Retrato de Tarsila do Amaral tomado alrededor de 1921.
Retrato de Tarsila do Amaral tomado alrededor de 1921.

Durante la década de 1920, en París se desarrolla la fascinación hacia las representaciones del “exotismo” de África, desde el jazz hasta Josephine Baker, y Tarsila forma parte de esos intereses. No en vano, el escritor suizo Blaise Cendrars, a quien ella y Oswald de Andrade conocen en la capital francesa, se queda fascinado por la figura de La negra y la usa para la portada del libro Feuilles de route. De alguna manera es este amigo centroeuropeo quien impulsa el viaje de Tarsila y Oswald por Brasil. Allí la pintora descubre el carnaval de Río, las procesiones, la arquitectura colonial de Minas Gerais, las ceremonias de lo popular, en suma, que constituyen cierta cultura brasileña que hasta ese momento había estado al margen en su vida elegante y paulistana. Igual que tantos artistas y escritores latinoamericanos en el París de entonces, Tarsila descubre lo “otro exótico” en ella a través de unos ojos inéditos: los suyos.
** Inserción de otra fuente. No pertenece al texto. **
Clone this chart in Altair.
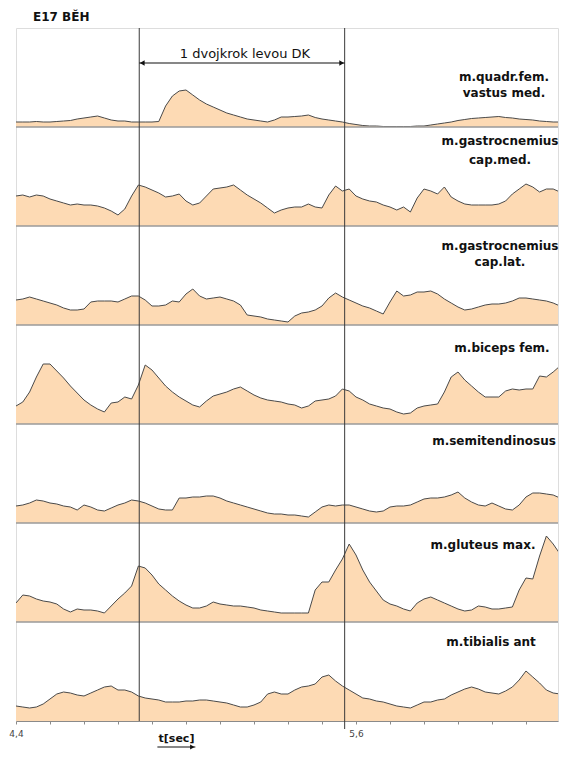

Las contaminaciones de lo popular y lo local, más evidentes tras su viaje a Salvador de Bahía, donde ­pervive la cultura afrodescendiente en sus formas más vivas, inspiran una de las obras clave del siglo XX en Brasil: Abaporu, en la cual la pintora lleva un paso más allá la propuesta de cuerpos desbordados de La negra. El cuadro, regalo de cumpleaños a su marido en ­enero de 1928, prepararía el camino radical para grandes cambios. Lo intuye el poeta Raul Boop: “De esta obra saldrá un movimiento intelectual importante”, escribe.

Nada más cierto. Tarsila y Oswald buscan juntos título para la obra y lo encuentran en un diccionario tupí-guaraní: aba significa “persona”; poru, “que come”. En la pintura Abaporu, Tarsila do Amaral ha representado por primera vez esa cultura caníbal que inspira el Manifiesto antropófago de Oswald de Andrade, escrito solo meses después, aunque leído como punto de partida en la citada invención de esa “brasilianidad” de mezclas.

'Carnaval em Madureira' (1924).
'Carnaval em Madureira' (1924).

“La antropofagia es el movimiento representativo de una época y tendrá su propio ciclo. Me parece el indicador de una enorme renovación brasileña, aquella que llevará Brasil a los destinos más elevados porque no es un movimiento meramente literario o colonial”, declaraba Tarsila do Amaral en una entrevista para la revista Crítica en julio de 1929. No estaba equivocada. La reflexión antropófaga que surge por primera vez de su pintura, y no de la escritura de Oswald de Andrade, como suele decirse, es la mecha de la modernidad brasileña en los años veinte del siglo anterior y conforma la modernidad de los sesenta. Es una poderosa imaginería local, a medio camino entre la invención y la recuperación, una marca “tropicalista” de la cual participan generaciones posteriores de artistas plásticos como Hélio Oiticica o Lygia Clark, poetas como Haroldo de Campos o el mismísimo cantautor Caetano Veloso. Es, al fin, la otra vanguardia resplandeciente que llega desde ultramar. 

La exposición Tarsila do Amaral. Inventing Modern Art in Brazil puede visitarse en el Moma de Nueva York hasta el 3 de junio.